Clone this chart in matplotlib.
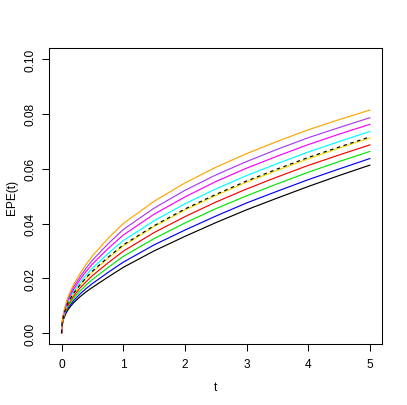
import matplotlib
matplotlib.use("Agg")
import matplotlib.pyplot as plt

plt.rcParams['font.family'] = ['Liberation Sans', 'DejaVu Sans']

t = [0, 0.01, 0.03, 0.06, 0.1, 0.15, 0.2, 0.3, 0.4, 0.5, 0.75, 1, 1.5, 2, 2.5, 3, 3.5, 4, 4.5, 5]

epe_black   = [0, 0.0030, 0.0050, 0.0067, 0.0084, 0.0099, 0.0112, 0.0133, 0.0151, 0.0167, 0.0204, 0.0240, 0.0300, 0.0353, 0.0403, 0.0450, 0.0493, 0.0535, 0.0575, 0.0613]
epe_blue    = [0, 0.0031, 0.0053, 0.0071, 0.0090, 0.0106, 0.0120, 0.0143, 0.0163, 0.0181, 0.0221, 0.0259, 0.0322, 0.0376, 0.0427, 0.0475, 0.0518, 0.0560, 0.0599, 0.0637]
epe_green   = [0, 0.0033, 0.0056, 0.0075, 0.0096, 0.0114, 0.0129, 0.0154, 0.0176, 0.0196, 0.0239, 0.0280, 0.0345, 0.0402, 0.0454, 0.0501, 0.0545, 0.0587, 0.0626, 0.0663]
epe_red     = [0, 0.0034, 0.0058, 0.0079, 0.0101, 0.0121, 0.0137, 0.0165, 0.0188, 0.0210, 0.0256, 0.0299, 0.0367, 0.0425, 0.0478, 0.0526, 0.0570, 0.0612, 0.0650, 0.0687]
epe_yellow  = [0, 0.0036, 0.0061, 0.0083, 0.0107, 0.0127, 0.0145, 0.0175, 0.0201, 0.0223, 0.0273, 0.0318, 0.0389, 0.0449, 0.0502, 0.0551, 0.0594, 0.0636, 0.0675, 0.0712]
epe_dashed  = [0, 0.0036, 0.0061, 0.0084, 0.0108, 0.0129, 0.0147, 0.0176, 0.0203, 0.0226, 0.0276, 0.0322, 0.0392, 0.0453, 0.0506, 0.0555, 0.0599, 0.0641, 0.0679, 0.0716]
epe_cyan    = [0, 0.0037, 0.0063, 0.0087, 0.0112, 0.0134, 0.0154, 0.0185, 0.0213, 0.0237, 0.0290, 0.0338, 0.0410, 0.0472, 0.0526, 0.0575, 0.0619, 0.0661, 0.0699, 0.0736]
epe_magenta = [0, 0.0039, 0.0066, 0.0091, 0.0118, 0.0142, 0.0162, 0.0196, 0.0226, 0.0252, 0.0308, 0.0358, 0.0434, 0.0497, 0.0553, 0.0602, 0.0646, 0.0688, 0.0726, 0.0762]
epe_purple  = [0, 0.0040, 0.0069, 0.0095, 0.0124, 0.0149, 0.0171, 0.0206, 0.0238, 0.0266, 0.0325, 0.0378, 0.0456, 0.0521, 0.0577, 0.0626, 0.0671, 0.0713, 0.0750, 0.0786]
epe_orange  = [0, 0.0042, 0.0072, 0.0100, 0.0130, 0.0157, 0.0180, 0.0218, 0.0252, 0.0282, 0.0345, 0.0400, 0.0481, 0.0548, 0.0605, 0.0655, 0.0700, 0.0742, 0.0779, 0.0814]

x_ticks = [0, 1, 2, 3, 4, 5]
y_ticks = [0.00, 0.02, 0.04, 0.06, 0.08, 0.10]
y_ticklabels = ["0.00", "0.02", "0.04", "0.06", "0.08", "0.10"]

fig = plt.figure(figsize=(4.07, 4.06), dpi=100)
ax = fig.add_axes([0.121, 0.150, 0.818, 0.729])

lw = 0.85
ax.plot(t, epe_black, color='black', lw=lw)
ax.plot(t, epe_blue, color='#0000FF', lw=lw)
ax.plot(t, epe_green, color='#00E600', lw=lw)
ax.plot(t, epe_red, color='#FF0000', lw=lw)
ax.plot(t, epe_yellow, color='#F5DC00', lw=lw)
ax.plot(t, epe_cyan, color='#00FFFF', lw=lw)
ax.plot(t, epe_magenta, color='#FF00FF', lw=lw)
ax.plot(t, epe_purple, color='#A83CF0', lw=lw)
ax.plot(t, epe_orange, color='#FFA500', lw=lw)
ax.plot(t, epe_dashed, color='black', lw=lw, ls=(0, (3, 3)))

ax.set_xlim(-0.2, 5.2)
ax.set_ylim(-0.004, 0.104)
ax.set_xticks(x_ticks)
ax.set_xticklabels([str(v) for v in x_ticks])
ax.set_yticks(y_ticks)
ax.set_yticklabels(y_ticklabels, rotation=90, va='center')

for s in ax.spines.values():
    s.set_linewidth(0.75)
    s.set_color('black')
ax.tick_params(direction='out', length=5, width=0.75, labelsize=8.6, pad=5, colors='black')
ax.tick_params(axis='y', pad=4)

ax.set_xlabel('t', fontsize=8.6, va='center')
ax.xaxis.set_label_coords(0.5, -0.144)
ax.set_ylabel('EPE(t)', fontsize=8.6, va='center')
ax.yaxis.set_label_coords(-0.112, 0.5)

fig.savefig('out.png', dpi=100)
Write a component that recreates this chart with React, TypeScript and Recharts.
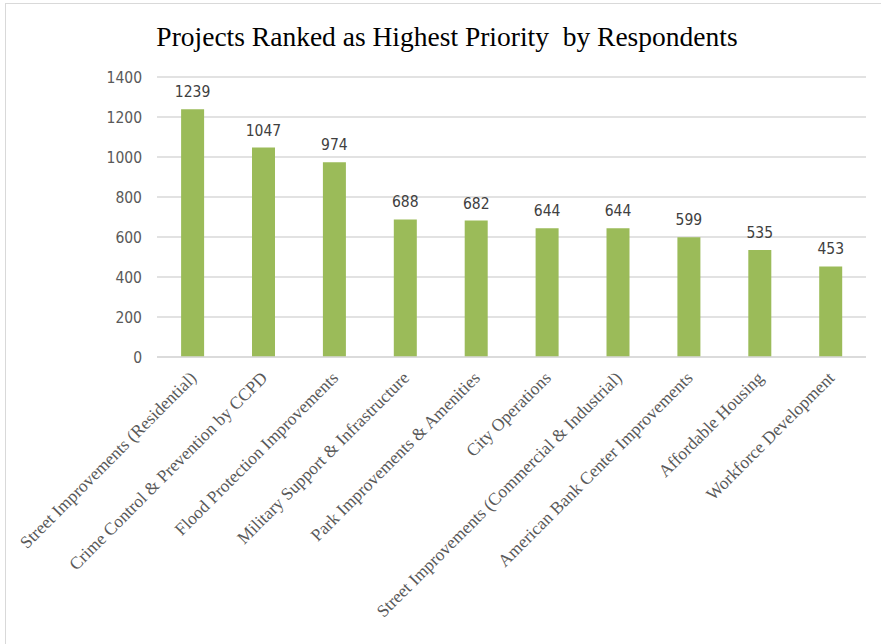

========================

→ **Direction**
Leave out the pictures and repeat exactly the lines from the start of the material through the line that contains "3.5, 4, 4.5, 5]", both included.

→ **Correct output**
Clone this chart in matplotlib.
import matplotlib
matplotlib.use("Agg")
import matplotlib.pyplot as plt

plt.rcParams['font.family'] = ['Liberation Sans', 'DejaVu Sans']

t = [0, 0.01, 0.03, 0.06, 0.1, 0.15, 0.2, 0.3, 0.4, 0.5, 0.75, 1, 1.5, 2, 2.5, 3, 3.5, 4, 4.5, 5]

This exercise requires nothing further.